Perhaps they should ask the Metro paper for leads?

At first glance maybe metro.co.uk doesn’t seem much different to any other online, sans-paywall ‘paper’ and it’s not really. There’s the national and international news, columns, even the compulsory horoscope which is predictably accurate/inaccurate depending on your belief or desperation

The huge difference is that every day they distribute over 1,000,000 paper copies to their readership FREE

Yup – bugger me backwards with a stick if I lie – FREE

So here’s a company that don’t have to worry about the online readership stealing their paying readers, THEY DON’T HAVE ANY!
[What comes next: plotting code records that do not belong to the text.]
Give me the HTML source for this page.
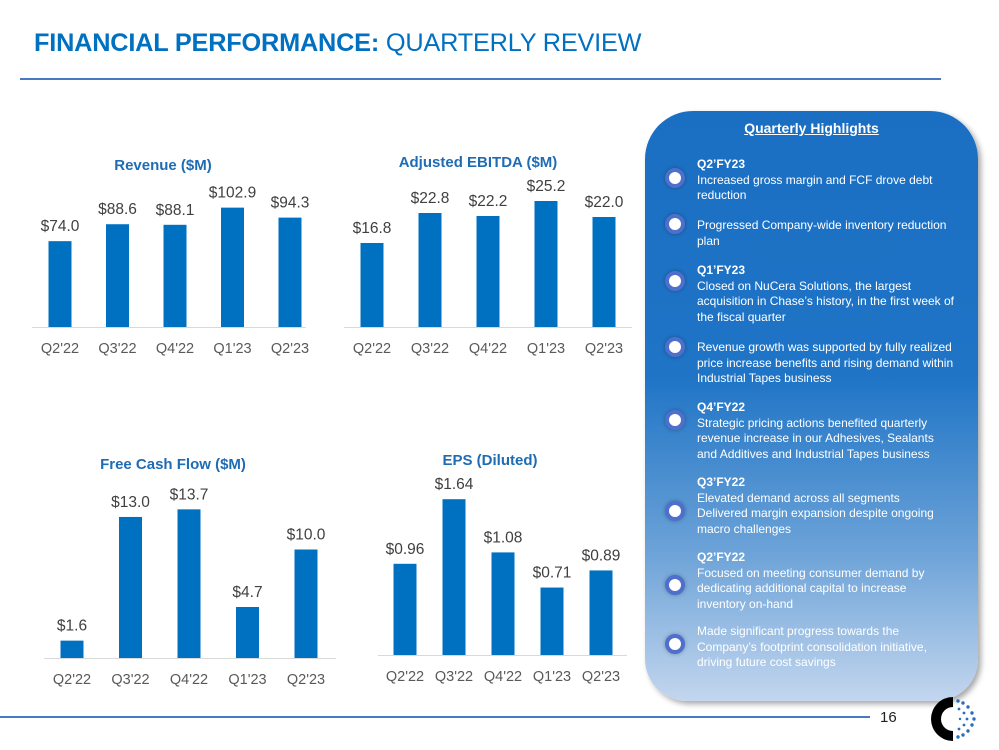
<!DOCTYPE html>
<html><head><meta charset="utf-8"><style>
body{margin:0;width:999px;height:750px;background:#fff;font-family:"Liberation Sans",Arial,sans-serif;overflow:hidden;position:relative}
.title{position:absolute;left:34px;top:29px;font-size:25.3px;color:#0070c0;letter-spacing:-0.2px}
.panel{position:absolute;left:645px;top:111px;width:333px;height:590px;border-radius:48px 48px 42px 42px;background:linear-gradient(180deg,#1b6fc3 0%,#1f74c6 45%,#6da3d8 75%,#c3d6ee 100%);box-shadow:3px 3px 6px rgba(0,0,0,.35)}
.ph{position:absolute;left:0;width:333px;top:9px;text-align:center;color:#fff;font-weight:bold;font-size:14px;text-decoration:underline}
.item{position:absolute;left:52px;width:257px;color:#fff;font-size:12px;line-height:15.5px}
.item b{display:block}
.dot{position:absolute;left:20px;width:12px;height:12px;border-radius:50%;background:#fff;border:4px solid #4f6fcc;box-shadow:0 0 4px rgba(0,0,0,.3)}
</style></head><body>
<div class="title"><b>FINANCIAL PERFORMANCE:</b> QUARTERLY REVIEW</div>
<div style="position:absolute;left:20px;top:78px;width:921px;height:2px;background:#4a78c2"></div>
<svg id="charts" width="640" height="700" style="position:absolute;left:0;top:0"></svg>
<div class="panel">
<div class="ph">Quarterly Highlights</div>
<div class="dot" style="top:57px"></div>
<div class="item" style="top:46px"><b>Q2’FY23</b>Increased gross margin and FCF drove debt reduction</div>
<div class="dot" style="top:103px"></div>
<div class="item" style="top:107px">Progressed Company-wide inventory reduction plan</div>
<div class="dot" style="top:160px"></div>
<div class="item" style="top:152px"><b>Q1’FY23</b>Closed on NuCera Solutions, the largest acquisition in Chase’s history, in the first week of the fiscal quarter</div>
<div class="dot" style="top:226px"></div>
<div class="item" style="top:229px">Revenue growth was supported by fully realized price increase benefits and rising demand within Industrial Tapes business</div>
<div class="dot" style="top:299px"></div>
<div class="item" style="top:289px"><b>Q4’FY22</b>Strategic pricing actions benefited quarterly revenue increase in our Adhesives, Sealants and Additives and Industrial Tapes business</div>
<div class="dot" style="top:390px"></div>
<div class="item" style="top:364px"><b>Q3’FY22</b>Elevated demand across all segments<br>Delivered margin expansion despite ongoing macro challenges</div>
<div class="dot" style="top:464px"></div>
<div class="item" style="top:439px"><b>Q2’FY22</b>Focused on meeting consumer demand by dedicating additional capital to increase inventory on-hand</div>
<div class="dot" style="top:523px"></div>
<div class="item" style="top:513px">Made significant progress towards the Company’s footprint consolidation initiative, driving future cost savings</div>
</div>
<div style="position:absolute;left:0;top:716px;width:870px;height:2px;background:#4a78c2"></div>
<div style="position:absolute;left:880px;top:709px;font-size:15px;color:#222">16</div>
<svg width="50" height="50" style="position:absolute;left:928px;top:694px">
<path d="M25 3 A22 22 0 1 0 25 47 L25 37 A12 12 0 1 1 25 13 Z" fill="#000"/>
<g fill="#2a6cc0"><circle cx="30" cy="7" r="1.7"/><circle cx="35" cy="9" r="1.7"/><circle cx="40" cy="13" r="1.7"/><circle cx="44" cy="19" r="1.7"/><circle cx="46" cy="25" r="1.7"/><circle cx="44" cy="31" r="1.7"/><circle cx="40" cy="37" r="1.7"/><circle cx="35" cy="41" r="1.7"/><circle cx="30" cy="43" r="1.7"/><circle cx="31" cy="15" r="1.4"/><circle cx="36" cy="19" r="1.4"/><circle cx="39" cy="25" r="1.4"/><circle cx="36" cy="31" r="1.4"/><circle cx="31" cy="35" r="1.4"/><circle cx="32" cy="25" r="1.2"/></g>
</svg>
<script>
const quarters=["Q2'22","Q3'22","Q4'22","Q1'23","Q2'23"];
const revenueValues=[74.0,88.6,88.1,102.9,94.3];
const revenueLabels=["$74.0","$88.6","$88.1","$102.9","$94.3"];
const ebitdaValues=[16.8,22.8,22.2,25.2,22.0];
const ebitdaLabels=["$16.8","$22.8","$22.2","$25.2","$22.0"];
const fcfValues=[1.6,13.0,13.7,4.7,10.0];
const fcfLabels=["$1.6","$13.0","$13.7","$4.7","$10.0"];
const epsValues=[0.96,1.64,1.08,0.71,0.89];
const epsLabels=["$0.96","$1.64","$1.08","$0.71","$0.89"];
const NS="http://www.w3.org/2000/svg";
const svg=document.getElementById('charts');
function mk(tag,attrs,txt){const e=document.createElementNS(NS,tag);for(const k in attrs)e.setAttribute(k,attrs[k]);if(txt!=null)e.textContent=txt;svg.appendChild(e);return e;}
function chart(o,vals,labels,name){
  const x=i=>o.x0+o.step*i;
  const y=v=>o.base-v*o.scale;
  const t=mk('text',{x:o.tx,y:o.ty,'text-anchor':'middle','font-size':15,'font-weight':'bold',fill:'#1f6cb4'},o.title);
  
  
  const ax=mk('line',{x1:o.ax1,x2:o.ax2,y1:o.base+0.5,y2:o.base+0.5,stroke:'#d9d9d9','stroke-width':1});
  
  
  vals.forEach((v,i)=>{
    const b=mk('rect',{x:x(i)-11.5,y:y(v),width:23,height:o.base-y(v),fill:'#0070c0'});
    
    
    const l=mk('text',{x:x(i),y:y(v)-10,'text-anchor':'middle','font-size':15.5,fill:'#404040'},labels[i]);
    
    
    const q=mk('text',{x:x(i),y:o.base+26,'text-anchor':'middle','font-size':14.5,fill:'#595959'},quarters[i]);
    
    
  });
}
chart({x0:60,step:57.5,base:327,scale:1.16,ax1:32,ax2:306,title:'Revenue ($M)',tx:163,ty:170},revenueValues,revenueLabels,'revenue');
chart({x0:372,step:58,base:327,scale:5.0,ax1:344,ax2:632,title:'Adjusted EBITDA ($M)',tx:478,ty:167},ebitdaValues,ebitdaLabels,'ebitda');
chart({x0:72,step:58.5,base:658,scale:10.85,ax1:44,ax2:336,title:'Free Cash Flow ($M)',tx:173,ty:469},fcfValues,fcfLabels,'fcf');
chart({x0:405,step:49,base:655,scale:95,ax1:378,ax2:627,title:'EPS (Diluted)',tx:490,ty:465},epsValues,epsLabels,'eps');
</script>
</body></html>
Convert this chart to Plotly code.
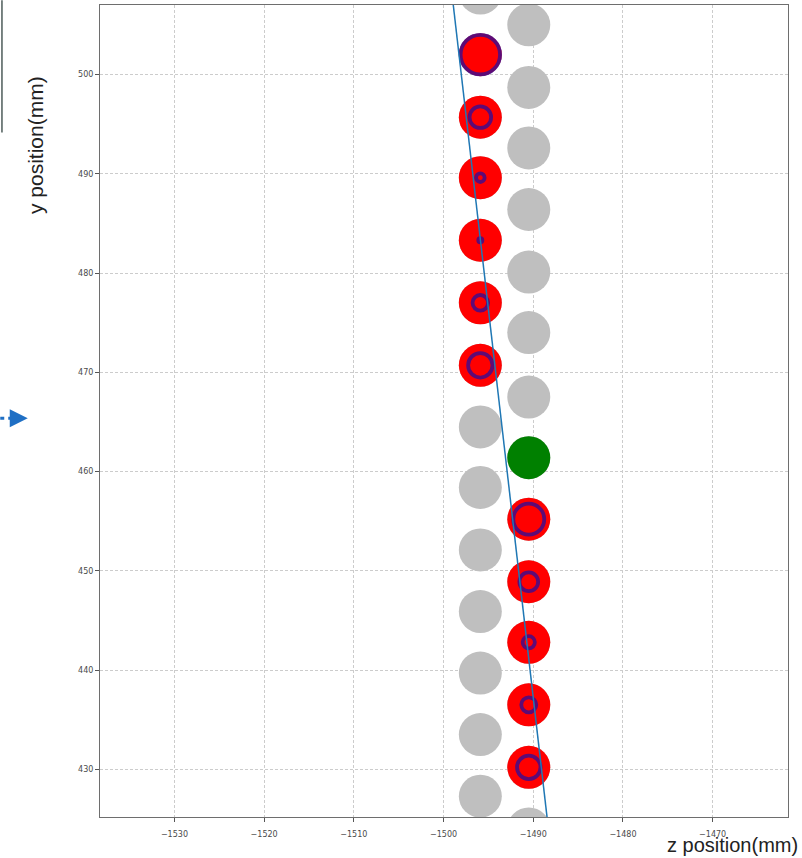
import plotly.graph_objects as go

# Tube layout: two staggered columns of drift tubes (z, y in mm)
left_col_z = -1495.9
right_col_z = -1490.5
left_col_y = [508.2, 502.0, 495.7, 489.6, 483.3, 477.0, 470.7,
              464.5, 458.4, 452.1, 445.9, 439.7, 433.5, 427.3]
right_col_y = [505.0, 498.7, 492.6, 486.4, 480.1, 474.0, 467.5,
               461.4, 455.2, 448.9, 442.8, 436.5, 430.2, 424.0]

# Hit tubes and their measured drift radii (mm)
hit_z = [-1495.9, -1495.9, -1495.9, -1495.9, -1495.9, -1495.9,
         -1490.5, -1490.5, -1490.5, -1490.5, -1490.5]
hit_y = [502.0, 495.7, 489.6, 483.3, 477.0, 470.7,
         455.2, 448.9, 442.8, 436.5, 430.2]
drift_r = [2.30, 1.35, 0.66, 0.42, 1.03, 1.50,
           1.85, 1.20, 0.85, 1.00, 1.45]

# Tube without a usable hit
dead_z = [-1490.5]
dead_y = [461.4]

# Fitted track
track_z = [-1499.3, -1487.8]
track_y = [510.0, 420.0]

x_ticks = [-1530, -1520, -1510, -1500, -1490, -1480, -1470]
y_ticks = [430, 440, 450, 460, 470, 480, 490, 500]

TUBE_PX = 43          # marker diameter of a tube, px
PX_PER_MM = 9.4       # scale used for drift circles
RING_W = 3.8
RING_COLOR = "#1a0ea6"

all_z = [left_col_z] * len(left_col_y) + [right_col_z] * len(right_col_y)
all_y = left_col_y + right_col_y

fig = go.Figure()

fig.add_trace(go.Scatter(
    x=all_z, y=all_y, mode="markers",
    marker=dict(size=TUBE_PX, color="#bfbfbf", line=dict(width=0)),
    hoverinfo="skip", showlegend=False))

fig.add_trace(go.Scatter(
    x=hit_z, y=hit_y, mode="markers",
    marker=dict(size=TUBE_PX, color="#ff0000", line=dict(width=0)),
    showlegend=False))

fig.add_trace(go.Scatter(
    x=dead_z, y=dead_y, mode="markers",
    marker=dict(size=TUBE_PX, color="#008000", line=dict(width=0)),
    showlegend=False))

ring_sizes = [max(2 * r * PX_PER_MM - RING_W, 1.5) for r in drift_r]
fig.add_trace(go.Scatter(
    x=hit_z, y=hit_y, mode="markers",
    marker=dict(symbol="circle-open", size=ring_sizes,
                color=RING_COLOR, line=dict(width=RING_W, color=RING_COLOR)),
    showlegend=False))

fig.add_trace(go.Scatter(
    x=track_z, y=track_y, mode="lines",
    line=dict(color="#1f77b4", width=1.5),
    showlegend=False))

axis_common = dict(
    showgrid=True, gridcolor="#cccccc", gridwidth=0.8, griddash="3px,2px",
    showline=True, mirror=True, linecolor="#6e6e6e", linewidth=1,
    ticks="outside", ticklen=4, tickcolor="#555555", tickwidth=1,
    zeroline=False,
    tickfont=dict(family="DejaVu Sans", size=8, color="#4a4a4a"),
)

fig.update_layout(
    width=802, height=858,
    margin=dict(l=100, r=14, t=5, b=41),
    paper_bgcolor="white", plot_bgcolor="white",
    xaxis=dict(range=[-1538.3, -1461.6], tickvals=x_ticks,
               ticklabelstandoff=5, **axis_common),
    yaxis=dict(range=[425.2, 507.0], tickvals=y_ticks, **axis_common),
    annotations=[
        dict(text="y position(mm)", xref="paper", yref="paper",
             x=-0.094, y=0.828, xanchor="center", yanchor="middle",
             textangle=-90, showarrow=False,
             font=dict(family="Liberation Sans", size=21, color="#222222")),
        dict(text="z position(mm)", xref="paper", yref="paper",
             x=1.018, y=-0.0505, xanchor="right", yanchor="bottom",
             showarrow=False,
             font=dict(family="Liberation Sans", size=20, color="#222222")),
        dict(text="", xref="paper", yref="paper",
             x=-0.105, y=0.491, ax=-11, ay=0, showarrow=True,
             arrowhead=2, arrowsize=1.2, arrowwidth=3, arrowcolor="#1f6fc4"),
    ],
    shapes=[
        dict(type="line", xref="paper", yref="paper",
             x0=-0.145, x1=-0.124, y0=0.491, y1=0.491,
             line=dict(color="#1f6fc4", width=3, dash="4px,4px")),
        dict(type="line", xref="paper", yref="paper",
             x0=-0.1425, x1=-0.1425, y0=1.006, y1=0.843,
             line=dict(color="#4d5c5a", width=1.5)),
    ],
)

fig.write_html("out.html")
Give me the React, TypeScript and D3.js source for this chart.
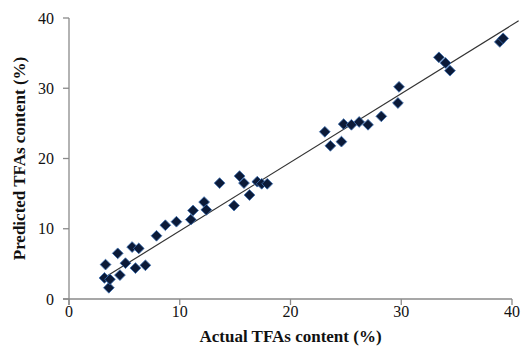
import React from "react";
import * as d3 from "d3";

const actual = [3.3, 3.6, 3.2, 3.7, 4.4, 4.6, 5.1, 5.7, 6.3, 6.0, 6.9, 7.9, 8.7, 9.7, 11.0, 11.2, 12.2, 12.4, 13.6, 14.9, 15.4, 15.8, 16.3, 17.0, 17.4, 17.9, 23.1, 23.6, 24.6, 24.8, 25.5, 26.2, 27.0, 28.2, 29.7, 29.8, 33.4, 34.0, 34.4, 38.9, 39.2];
const predicted = [4.9, 1.6, 3.0, 2.8, 6.5, 3.4, 5.1, 7.4, 7.2, 4.4, 4.8, 9.0, 10.5, 11.0, 11.3, 12.6, 13.8, 12.7, 16.5, 13.3, 17.5, 16.5, 14.8, 16.7, 16.4, 16.4, 23.8, 21.8, 22.4, 24.9, 24.8, 25.2, 24.8, 26.0, 27.9, 30.2, 34.4, 33.6, 32.5, 36.6, 37.1];
const fitX = [3.1, 40.6];
const fitY = [2.95, 39.6];
const ticks = [0, 10, 20, 30, 40];
const xTitle = "Actual TFAs content (%)";
const yTitle = "Predicted TFAs content (%)";

export default function App() {
  const W = 529, H = 352;
  const x = d3.scaleLinear().domain([0, 40]).range([69, 512]);
  const y = d3.scaleLinear().domain([0, 40]).range([299, 18]);
  const line = d3.line<number>().x((d) => x(fitX[d])).y((d) => y(fitY[d]));
  const sym = d3.symbol().type(d3.symbolSquare).size(58)();
  const axisColor = "#8a8a8a";
  const serif = "'Liberation Serif', 'Times New Roman', serif";
  return (
    <svg width={W} height={H} style={{ position: "absolute", left: 0, top: 0, background: "#fff" }}>
      <line x1={x(0) - 6} x2={x(40)} y1={y(0)} y2={y(0)} stroke={axisColor} strokeWidth={1.3} />
      <line x1={x(0)} x2={x(0)} y1={y(40)} y2={y(0) + 6} stroke={axisColor} strokeWidth={1.3} />
      {ticks.map((t) => (
        <g key={"x" + t}>
          <line x1={x(t)} x2={x(t)} y1={y(0)} y2={y(0) + 6} stroke={axisColor} strokeWidth={1.3} />
          <text x={x(t)} y={317} textAnchor="middle" fontFamily={serif} fontSize={16} fill="#111">{t}</text>
        </g>
      ))}
      {ticks.map((t) => (
        <g key={"y" + t}>
          <line x1={x(0) - 6} x2={x(0)} y1={y(t)} y2={y(t)} stroke={axisColor} strokeWidth={1.3} />
          <text x={54} y={y(t)} dy="0.35em" textAnchor="end" fontFamily={serif} fontSize={16} fill="#111">{t}</text>
        </g>
      ))}
      <path d={line([0, 1]) || ""} stroke="#333" strokeWidth={1.2} fill="none" />
      {actual.map((a, i) => (
        <path
          key={i}
          d={sym}
          transform={`translate(${x(a)},${y(predicted[i])}) rotate(45)`}
          fill="#0b1a38"
          stroke="#3d6fb0"
          strokeWidth={0.8}
        />
      ))}
      <text x={(x(0) + x(40)) / 2} y={342} textAnchor="middle" fontFamily={serif} fontWeight="bold" fontSize={17} fill="#111">{xTitle}</text>
      <text transform={`translate(25,${(y(0) + y(40)) / 2}) rotate(-90)`} textAnchor="middle" fontFamily={serif} fontWeight="bold" fontSize={17} fill="#111">{yTitle}</text>
    </svg>
  );
}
Kind of proves the point re how papers make their money and turns the argument around slightly, are the papers pissed because they lose money via the internet or because they were hoping to make MORE money and the opportunity just hasn’t materialised?

As for the copying of stories I see plenty of broadsheet columnists who use phrases such as “Tom Thingumy in the times writes….”, “according to columnists at the journal….” etc etc. Why should blogging or online journalism be treated any differently? Sure it’s annoying if someone rips your entire article completely without giving credit and yeah under those circumstances sue away, but for just referring to your article?

The simple solution is not to censor but to increase the quality of your articles, make people want to come to your site, incentivise your site with special offers etc etc, don’t hide it!